Liquid barometers have various applications:
Liquid barometers (including mercury barometers), can estimate altitude. As atmospheric pressure decreases with increasing altitude, the height of the mercury column decreases, allowing for altitude calculations. They are essential instruments in aviation for altitude measurements and setting aircraft altimeters.
They are used in meteorology to measure atmospheric pressure, which is associated with weather changes. A falling barometer may indicate an approaching storm, while a rising barometer suggests improvement in weather conditions.
Liquid barometers are used in industrial settings where precise pressure measurements are needed for specific processes or equipment.
The atmospheric pressure decreases as we go up from the surface of earth. On mountains the atmospheric pressure is lower than at sea level, decreasing gradually to zero. The climbers at high altitudes encounter lower atmospheric pressure due to the thinner air. The thinner air causes breathing difficulties due to the lower level of oxygen. The graph in figure 5.11 shows that at Mount Everest (height of 8.8 km above sea level) the atmospheric pressure is only 33 kPa, and where Boing 747 flies the atmospheric pressure is around 23 kPa.
Barometers that are kept in the same place at the same height above sea level show some variation in atmospheric pressure from day to day. These pressure variations are shown on weather maps (fig. 5.12). The lines in the map joining all those places with the same atmospheric pressure are called isobars. The unit for pressure used in weather maps is the millibar (mbar). 1 mbar = 100 Pa
Usually the range of atmospheric pressure varies from the very high pressure of 1040 mbar to as low as 950 mbar. Winds move from high pressure regions to low pressure regions. The strength of the wind is determined by the pressure difference. From the weather map, when the isobars are packed closely together, it indicates a high pressure difference.
(A) DRINKING BY STRAW: The drinking through straw is possible by lowering the pressure in the mouth below atmospheric pressure as shown in figure 5.13 (a). The action of sucking increases the volume of lungs, thereby reducing the air pressure in the lungs and the mouth. The atmospheric pressure acting on the surface of the liquid will then be greater than the pressure in the mouth, thus forcing the liquid to rise up the straw into the mouth.

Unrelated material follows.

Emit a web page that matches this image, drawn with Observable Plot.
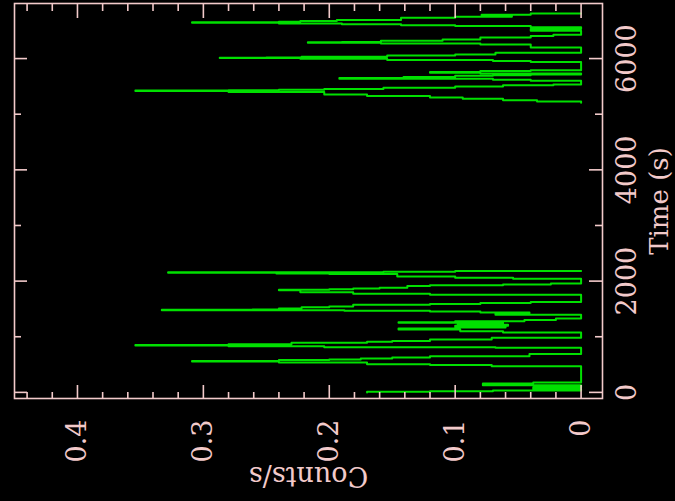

(B) DRAWING LIQUID BY SYRINGE: We can draw liquid up the syringe, as shown in Figure 5.13 (b), the piston of the syringe is drawn back upwards. This decreases the pressure within the cylinder. Atmospheric pressure acting on the surface of the liquid drives the liquid into the cylinder through the nozzle of the syringe.
Why it is difficult to cook food at high altitudes? As altitude increases and atmospheric pressure decreases, the boiling point of water decreases. To compensate for the lower boiling point of water, the cooking time must be increased. Turning up the heat will not help cook food.